Unfortunately, the aforementioned characteristics that made him so popular with everyone else, would also be the source of constant amusement by his Colts teammates, who spent the better part of 1911 pranking him pretty regularly. Being college educated probably didn't do him any favors either, as that was a big no-no for ballplayers back then. The practical jokes were said to have been all in fun, and by all appearances Richard seems to have taken them as such, but more than one writer at the time would wonder if they didn't hinder his progress with the team.
He spent all of 1911 with the Colts, finding more success than not. Despite that, he was only brought back for an extended tryout in 1912, then released (along with catcher, Jess Troch) on April 15th, less than a month into the season. Richard would later cite differences of opinion with manager Nick Williams on how he should be pitching (Nick pitched for the teams as well). It also didn't help that he was the only member of the pitching staff who wasn't being paid.
Not unlike most cities, and their surrounding areas at the time, Portland was a hotbed for baseball during the early part of the last century. Fans were treated to games played by minor league teams, semi-pro teams, and amateur/sandlot teams almost every day of the week from February to early November.

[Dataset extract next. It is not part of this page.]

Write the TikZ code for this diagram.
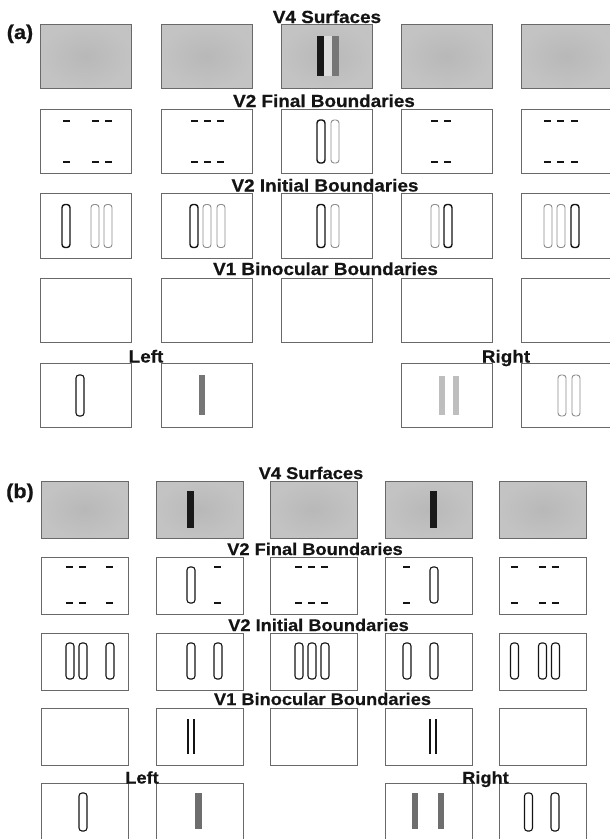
\documentclass[tikz,border=0pt]{standalone}
\usepackage{fontspec}
\newfontfamily\lblfont{Liberation Sans}[FakeStretch=1.08, FakeBold=0.6]
\definecolor{frm}{RGB}{105,105,105}
\definecolor{surfin}{RGB}{184,184,184}
\definecolor{surfout}{RGB}{195,195,195}
\definecolor{midgray}{RGB}{118,118,118}
\definecolor{ltgray}{RGB}{190,190,190}
\definecolor{ink}{RGB}{20,20,20}
\definecolor{faint}{RGB}{140,140,140}
\definecolor{gapgray}{RGB}{222,222,222}
\definecolor{dkbar}{RGB}{110,110,110}
\newcommand\capsl[4]{\draw[#4] (#1,#2) rectangle (#1+8,#3);}
\newcommand\dsh[3]{\draw[dashmark] (#1,#2) -- (#1+7,#2); \draw[dashmark] (#1,#3) -- (#1+7,#3);}
\tikzset{
  lbl/.style={font=\lblfont\bfseries\fontsize{17.5}{18}\selectfont, inner sep=0pt, anchor=base, text=ink},
  lblb/.style={lbl, font=\lblfont\bfseries\fontsize{16.9}{18}\selectfont},
  panellbl/.style={lbl, font=\lblfont\bfseries\fontsize{20}{21}\selectfont},
  boxa/.style={draw=frm, line width=0.9pt, anchor=north west, inner sep=0pt, outer sep=0pt, minimum width=91pt, minimum height=64.5pt},
  boxb/.style={draw=frm, line width=0.9pt, anchor=north west, inner sep=0pt, outer sep=0pt, minimum width=87pt, minimum height=57.5pt},
  surf/.style={shade, inner color=surfin, outer color=surfout},
  caps/.style={draw=ink, line width=1.4pt, rounded corners=3pt},
  capslight/.style={draw=faint, line width=0.9pt, rounded corners=3pt},
  capsthin/.style={draw=ink, line width=1.1pt, rounded corners=3pt},
  capsgray/.style={draw=faint, line width=0.9pt, rounded corners=3pt},
  dashmark/.style={draw=ink, line width=1.6pt},
  vline/.style={draw=ink, line width=1.5pt},
}
\begin{document}
\begin{tikzpicture}[x=1pt,y=-1pt]
\useasboundingbox (0,0) rectangle (610,839);
\fill[white] (0,0) rectangle (610,839);

% ---------------- panel (a) ----------------
\foreach \c/\x in {1/40,2/161,3/281,4/401,5/521}{
  \node[boxa,surf] (aS\c) at (\x,24) {};
  \node[boxa] (aF\c) at (\x,109) {};
  \node[boxa] (aI\c) at (\x,193.5) {};
  \node[boxa] (aB\c) at (\x,278) {};
}
\foreach \c/\x in {1/40,2/161,4/401,5/521}{
  \node[boxa] (aE\c) at (\x,363) {};
}
% V4 surfaces
\begin{scope}[shift={(aS3.north west)}]
  \fill[black!90] (36,12) rectangle (43,52);
  \fill[gapgray] (43,12) rectangle (51,52);
  \fill[midgray] (51,12) rectangle (58,52);
\end{scope}
% V2 final
\begin{scope}[shift={(aF1.north west)}]
  \dsh{23}{12}{53} \dsh{52}{12}{53} \dsh{65}{12}{53}
\end{scope}
\begin{scope}[shift={(aF2.north west)}]
  \dsh{30}{12}{53} \dsh{43}{12}{53} \dsh{56}{12}{53}
\end{scope}
\begin{scope}[shift={(aF3.north west)}]
  \capsl{36}{11}{54}{caps} \capsl{50}{11}{54}{capslight}
\end{scope}
\begin{scope}[shift={(aF4.north west)}]
  \dsh{30}{12}{53} \dsh{43}{12}{53}
\end{scope}
\begin{scope}[shift={(aF5.north west)}]
  \dsh{23}{12}{53} \dsh{36}{12}{53} \dsh{50}{12}{53}
\end{scope}
% V2 initial
\begin{scope}[shift={(aI1.north west)}]
  \capsl{22}{11}{54}{caps} \capsl{51}{11}{54}{capslight} \capsl{64}{11}{54}{capslight}
\end{scope}
\begin{scope}[shift={(aI2.north west)}]
  \capsl{29}{11}{54}{caps} \capsl{42}{11}{54}{capslight} \capsl{56}{11}{54}{capslight}
\end{scope}
\begin{scope}[shift={(aI3.north west)}]
  \capsl{36}{11}{54}{caps} \capsl{50}{11}{54}{capslight}
\end{scope}
\begin{scope}[shift={(aI4.north west)}]
  \capsl{30}{11}{54}{capslight} \capsl{43}{11}{54}{caps}
\end{scope}
\begin{scope}[shift={(aI5.north west)}]
  \capsl{23}{11}{54}{capslight} \capsl{36}{11}{54}{capslight} \capsl{50}{11}{54}{caps}
\end{scope}
% eyes
\begin{scope}[shift={(aE1.north west)}]
  \capsl{36}{12}{53}{capsthin}
\end{scope}
\begin{scope}[shift={(aE2.north west)}]
  \fill[midgray] (38,12) rectangle (44,52);
\end{scope}
\begin{scope}[shift={(aE4.north west)}]
  \fill[ltgray] (38,13) rectangle (44,52);
  \fill[ltgray] (52,13) rectangle (58,52);
\end{scope}
\begin{scope}[shift={(aE5.north west)}]
  \capsl{37}{12}{53}{capsgray} \capsl{51}{12}{53}{capsgray}
\end{scope}
% labels (a)
\node[panellbl] (pa) at (20,39) {(a)};
\node[lbl] (tA1) at (327,23) {V4 Surfaces};
\node[lbl] (tA2) at (324,107) {V2 Final Boundaries};
\node[lbl] (tA3) at (325,191.5) {V2 Initial Boundaries};
\node[lbl] (tA4) at (325.5,275) {V1 Binocular Boundaries};
\node[lbl] (tAL) at (146,362.5) {Left};
\node[lbl] (tAR) at (506,362.5) {Right};

% ---------------- panel (b) ----------------
\foreach \c/\x in {1/41,2/156.5,3/270,4/385,5/499.5}{
  \node[boxb,surf] (bS\c) at (\x,481) {};
  \node[boxb] (bF\c) at (\x,557) {};
  \node[boxb] (bI\c) at (\x,633) {};
  \node[boxb] (bB\c) at (\x,708) {};
}
\foreach \c/\x in {1/41,2/156.5,4/385,5/499.5}{
  \node[boxb] (bE\c) at (\x,783) {};
}
% V4 surfaces
\begin{scope}[shift={(bS2.north west)}]
  \fill[black!90] (30.5,10) rectangle (37.5,47);
\end{scope}
\begin{scope}[shift={(bS4.north west)}]
  \fill[black!90] (45,10) rectangle (52,47);
\end{scope}
% V2 final
\begin{scope}[shift={(bF1.north west)}]
  \dsh{25}{10}{46} \dsh{38}{10}{46} \dsh{65}{10}{46}
\end{scope}
\begin{scope}[shift={(bF2.north west)}]
  \capsl{30.5}{10}{46}{capsthin} \dsh{57.5}{10}{46}
\end{scope}
\begin{scope}[shift={(bF3.north west)}]
  \dsh{25}{10}{46} \dsh{38}{10}{46} \dsh{51}{10}{46}
\end{scope}
\begin{scope}[shift={(bF4.north west)}]
  \dsh{18}{10}{46} \capsl{45}{10}{46}{capsthin}
\end{scope}
\begin{scope}[shift={(bF5.north west)}]
  \dsh{11}{10}{46} \dsh{39}{10}{46} \dsh{52}{10}{46}
\end{scope}
% V2 initial
\begin{scope}[shift={(bI1.north west)}]
  \capsl{25}{10}{46}{capsthin} \capsl{38}{10}{46}{capsthin} \capsl{65}{10}{46}{capsthin}
\end{scope}
\begin{scope}[shift={(bI2.north west)}]
  \capsl{30.5}{10}{46}{capsthin} \capsl{57.5}{10}{46}{capsthin}
\end{scope}
\begin{scope}[shift={(bI3.north west)}]
  \capsl{25}{10}{46}{capsthin} \capsl{38}{10}{46}{capsthin} \capsl{51}{10}{46}{capsthin}
\end{scope}
\begin{scope}[shift={(bI4.north west)}]
  \capsl{18}{10}{46}{capsthin} \capsl{45}{10}{46}{capsthin}
\end{scope}
\begin{scope}[shift={(bI5.north west)}]
  \capsl{11}{10}{46}{capsthin} \capsl{39}{10}{46}{capsthin} \capsl{52}{10}{46}{capsthin}
\end{scope}
% V1 binocular
\begin{scope}[shift={(bB2.north west)}]
  \draw[vline] (31.5,11) -- (31.5,46);
  \draw[vline] (37.5,11) -- (37.5,46);
\end{scope}
\begin{scope}[shift={(bB4.north west)}]
  \draw[vline] (45,11) -- (45,46);
  \draw[vline] (51,11) -- (51,46);
\end{scope}
% eyes
\begin{scope}[shift={(bE1.north west)}]
  \capsl{38}{10}{48}{capsthin}
\end{scope}
\begin{scope}[shift={(bE2.north west)}]
  \fill[dkbar] (38.5,10) rectangle (45.5,46);
\end{scope}
\begin{scope}[shift={(bE4.north west)}]
  \fill[dkbar] (27,10) rectangle (33,46);
  \fill[dkbar] (53,10) rectangle (59,46);
\end{scope}
\begin{scope}[shift={(bE5.north west)}]
  \capsl{25}{10}{48}{capsthin} \capsl{51.5}{10}{48}{capsthin}
\end{scope}
% labels (b)
\node[panellbl] (pb) at (20,498) {(b)};
\node[lblb] (tB1) at (311,479) {V4 Surfaces};
\node[lblb] (tB2) at (315,555) {V2 Final Boundaries};
\node[lblb] (tB3) at (318.5,631) {V2 Initial Boundaries};
\node[lblb] (tB4) at (322.5,705) {V1 Binocular Boundaries};
\node[lblb] (tBL) at (142,783.5) {Left};
\node[lblb] (tBR) at (485.5,783.5) {Right};
\end{tikzpicture}
\end{document}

There were countless leagues in just western Oregon alone, and over the course of about twenty years, Richard Maxmeyer would go on to play for many of them.
Two weeks after being released by the Colts, Richard was pitching for the Lents Giants of the A. & W. League [Today, Lents is a somewhat affluent neighborhood in SE Portland, but back in 1912 it was an ignored section of the city that was made up of mostly impoverished immigrants]. In June of that year he found himself back in the Northwestern League, this time with the Vancouver Beavers. He would be cut just days later after a couple of unimpressive outings, one of which, ironically, was a walloping at the hands of his former Colts team. Six days after his initial Vancouver deal, he agreed to terms with the La Grande Pippins of the Class B Tri-State League. He spent one month with the Pippins, going 2-3. He left because he thought the leagues level of competition was beneath him. There's no way to know for sure, but given how things would go, I suspect that he might've later regretted making that statement.
|Morning Oregonian 8/14/12|
Playing on pickup squads would be a staple of the rest of his career. Here he was pitching against his former Giants team. Unfortunately there are no details on who made up the rest of his team.
In October of '12, Maxey signed on for a tryout with Spokane of the NWL, but was cut before the 1913 season started. He was then given another tryout with the Colts, but didn't make the cut there either.
1913 saw him playing for two more semi-pro teams, the Woodburn Red Sox in May, and the Archer-Wiggins Weonas in June, before finally a winning a ring in July...
|The Oregon Daily Journal 7/21/13|
The happy couple moved to a 160-acre farm in Crawford, WA, and Richard appears to have spent the better part of the next two years away from baseball, during which time a daughter was born.
Maxey let it be known that he was ready to come back in 1915, and was then promptly signed by the Sellwood Merchants of the Portland City League.
Most of 1916 was spent in the Inter-City League, where he would pitch for Log Cabin, the Kirkpatricks, and the Baby Beavers.
|The Oregon Daily Journal 3/22/18|
There's a reference to Rube taking a job in the shipyards in 1918, but he must've done so a year prior, as he pitched for the Cornfoot team, of the Columbia-Willamette Shipbuilders League, during the 1917 season. He moved over to the Peninsula yards, and team, sometime after the 1918 got under way. He threw for at least one more game with Vancouver NWL club again that year as well. In fact, on July 1st, he pitched for the Cornfoot team in an early game, and then started for Vancouver later that same night; both of which were complete games by the way. He lost the first game in a pitchers duel, and then just ran out of a gas during the later game, which resulted in a loss.
|1918 Peninsula team. Rube on the far right. Link to a better resolution photo.|
Richard decided to retire 1918, and appears to have committed to that decision, at least until 1921 when he shows up back in the Inter-City League pitching for the Gresham Giants. He switched over to the St. Helens American Legion for the 1922 Inter-City season.
|Vernonia Eagle 9/10/26|
After a couple of years gap, we get this little tidbit. Rube was apparently living in Columbia City at this time, which is located on the Northwestern Oregon border with Washington.
He pops up again playing with the Woodmen (?) in the Portland City League in 1927, then shows back up at the age of 42 for his one game with the Beavers in 1932 (see previous post).
Maxey started appearing in old-timer games in 1936, and would continue to do so for the next couple of decades.
There's a lot of gaps in Richard's baseball timeline, many teams and years are missing, and as of this writing, I cannot find an obituary, so I can't even tell you when he passed. If any of this information comes to light at a later date, I will come back and update the post when possible. In the meantime, it would seem that he led a very interesting, and colorful, life. And though it appears that he lost more games than he won, he remained ever popular with the fans. He got to travel quite a bit, lived in many different places, had a family, and played a LOT of baseball; I suspect that a fella like him couldn't have asked for too much more than that.